What advice would you give women on shifting their careers into a new domain?
Know your passion. Know what you’re good at (and not good at!). Be calculated about aligning your skills with your new field or industry and learn the new language you’ll need to sound like you fit right in. Be aggressive about educating your future employers about your relevant skills and experiences. The best job I ever had didn’t really invite me for an interview. They said, “Let us know when you’ll be in town and you can come in and meet with folks.” I was on a bus to DC the following week, and landed my dream job a week later. Never underestimate the importance of meeting in person!

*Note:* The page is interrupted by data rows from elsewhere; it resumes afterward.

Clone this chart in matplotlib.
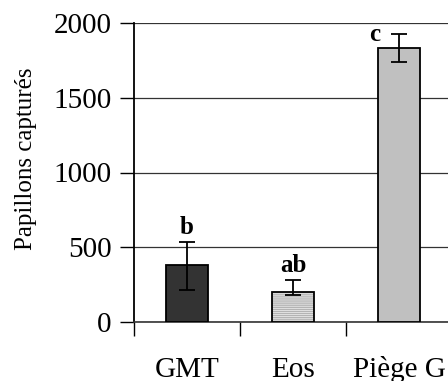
"""Papillons capturés par type de piège (barres + erreurs + lettres)."""

import matplotlib.pyplot as plt
import numpy as np

CATEGORIES = ["GMT", "Eos", "Piège G"]
MEANS = [383, 203, 1835]
ERR_LOW = [168, 25, 98]
ERR_HIGH = [152, 78, 92]
LETTERS = ["b", "ab", "c"]
Y_TICKS = [0, 500, 1000, 1500, 2000]

FACES = ["#333333", "#f2f2f2", "#c0c0c0"]
HATCHES = [None, "--------", None]

plt.rcParams["font.family"] = ["Liberation Serif", "DejaVu Serif"]
plt.rcParams["hatch.linewidth"] = 1.0

fig = plt.figure(figsize=(4.48, 3.81), dpi=100)
ax = fig.add_axes([134 / 448, 59 / 381, 424 / 448, 299 / 381])

x = np.arange(len(CATEGORIES))
# fill + hatch first (grey hatch lines), black outline on top
fills = ax.bar(x, MEANS, width=0.4, color=FACES, edgecolor="#b4b4b4",
               linewidth=0, zorder=3)
for bar, hatch in zip(fills, HATCHES):
    if hatch:
        bar.set_hatch(hatch)
ax.bar(x, MEANS, width=0.4, fill=False, edgecolor="black", linewidth=1.3,
       zorder=3.5)
ax.errorbar(x, MEANS, yerr=[ERR_LOW, ERR_HIGH], fmt="none", ecolor="black",
            elinewidth=1.3, capsize=6, capthick=1.3, zorder=4)

# letters above the bars
offsets = [(0, 18), (0, 18), (-0.23, -82)]
for xi, m, hi, lab, (dx, dy) in zip(x, MEANS, ERR_HIGH, LETTERS, offsets):
    ax.text(xi + dx, m + hi + dy, lab, ha="center", va="bottom",
            fontsize=18, fontweight="bold")

ax.set_xlim(-0.5, 3.5)
ax.set_ylim(0, 2000)
ax.set_yticks(Y_TICKS)
ax.set_yticklabels([str(t) for t in Y_TICKS], fontsize=21)
ax.yaxis.grid(True, color="#333333", linewidth=0.9, zorder=0)
ax.set_axisbelow(True)

ax.set_xticks([-0.5, 0.5, 1.5, 2.5])
ax.set_xticklabels([])
ax.tick_params(axis="x", direction="out", length=10, width=1, color="black")
ax.tick_params(axis="y", direction="out", length=10, width=1, pad=6)
for xi, lab in zip(x, CATEGORIES):
    ax.text(xi, -365, lab, ha="center", va="baseline", fontsize=21,
            transform=ax.transData, clip_on=False)

ax.set_ylabel("Papillons capturés", fontsize=18)
ax.yaxis.set_label_coords(-0.228, 0.545)

for side in ["top", "right"]:
    ax.spines[side].set_visible(False)
ax.spines["left"].set_linewidth(1.3)
ax.spines["bottom"].set_color("#333333")
ax.spines["bottom"].set_linewidth(1.2)

fig.savefig("out.png", dpi=100)
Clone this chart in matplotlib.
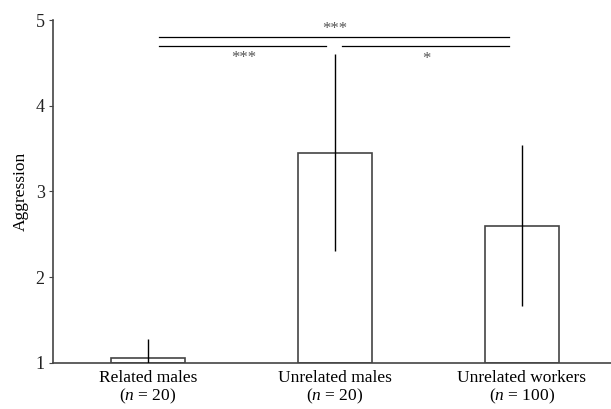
import numpy as np
import matplotlib.pyplot as plt

categories = ["Related males\n($n$ = 20)", "Unrelated males\n($n$ = 20)", "Unrelated workers\n($n$ = 100)"]
means = [1.05, 3.45, 2.60]
errors = [0.23, 1.15, 0.94]

# significance brackets: (x start, x end, y line, label, label x, label y)
brackets = [
    (0.06, 1.93, 4.80, "***", 1.0, 4.90),
    (0.06, 0.95, 4.70, "***", 0.51, 4.56),
    (1.04, 1.93, 4.70, "*", 1.49, 4.55),
]

plt.rcParams['font.family'] = ['Liberation Serif', 'DejaVu Serif']
plt.rcParams['mathtext.fontset'] = 'custom'
plt.rcParams['mathtext.it'] = 'Liberation Serif:italic'
plt.rcParams['mathtext.rm'] = 'Liberation Serif'

fig = plt.figure(figsize=(6.11, 4.09), dpi=100)
ax = fig.add_axes([0.0867, 0.113, 0.9133, 0.838])

x = np.arange(len(categories))
ax.bar(x, np.array(means) - 1, bottom=1, width=0.4, color='white',
       edgecolor='#444444', linewidth=1.2, zorder=2)
ax.errorbar(x, means, yerr=errors, fmt='none', ecolor='black',
            elinewidth=1.0, capsize=0, zorder=3)

for x0, x1, yl, lab, tx, ty in brackets:
    ax.plot([x0, x1], [yl, yl], color='black', linewidth=0.9, clip_on=False)
    ax.text(tx, ty, lab, ha='center', va='center', fontsize=12, color='#555555')

ax.set_xlim(-0.508, 2.476)
ax.set_ylim(1, 5)
ax.set_yticks([1, 2, 3, 4, 5])
ax.set_xticks(x)
ax.set_xticklabels(categories, fontsize=12.5, linespacing=1.05)
ax.tick_params(axis='x', length=0, pad=5)
ax.tick_params(axis='y', length=3, width=0.8, labelsize=13, pad=3,
               colors='#444444', labelcolor='#222222')
ax.set_ylabel("Aggression", fontsize=12.5, labelpad=5)

for side in ['top', 'right']:
    ax.spines[side].set_visible(False)
for side in ['left', 'bottom']:
    ax.spines[side].set_color('#444444')
    ax.spines[side].set_linewidth(1.2)

plt.savefig("out.png", dpi=100)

I’d like to share a general piece of career advice with women. It is important to lift up others – especially women. In a man’s world, we can either help each other, or let our sisters down. I’m particularly aware of the needs of younger or less experienced women, and do my best to help them find their path. They don’t need to make the same mistakes I did. Help them get a step ahead and their success is your success. And if they do this for their mentees, who knows how far women can go?
Women can be wonderful supporters; they comprise all of my mentors who I credit for my career path and opportunities. But be aware, women are quite competitive — be prepared and be willing to call them out on their bad behavior. Competition is healthy; unhealthy and mean spirited competition is unacceptable.
Working with former US Secretary of State, Madeleine K. Albright I came to truly appreciate her most famous quote, “There is a special place in hell for women who don’t help other women.”
Kristin Haffert is a principal at Haffert Global. Ms. Haffert has experience in more than 50 countries leading initiatives to promote gender equality. With Haffert Global, she has advised governments, corporations, non-profits and foundations, as well as delivered valuable training and strategic planning for the advancement of women.
Prior to establishing Haffert Global, Kristin successfully launched and directed the first department for global women’s programs at the National Democratic Institute for International Affairs (NDI). From 2002-2009 she provided strategic advice to political leaders and country staff on promoting women’s leadership in legislatures, political parties and elections throughout the world. She has designed and delivered leadership training for women at the national and grassroots level; developed and implemented international development programs; initiated public-private partnerships for a range of causes.
Kristin has led get-out-the-vote initiatives for the Kerry and Obama Presidential campaigns and various bipartisan efforts. She has also managed successful campaigns for corporations such as AT&T and Sutter Health. She holds a Masters Degree in Leadership from the McDonough School of Business at Georgetown University.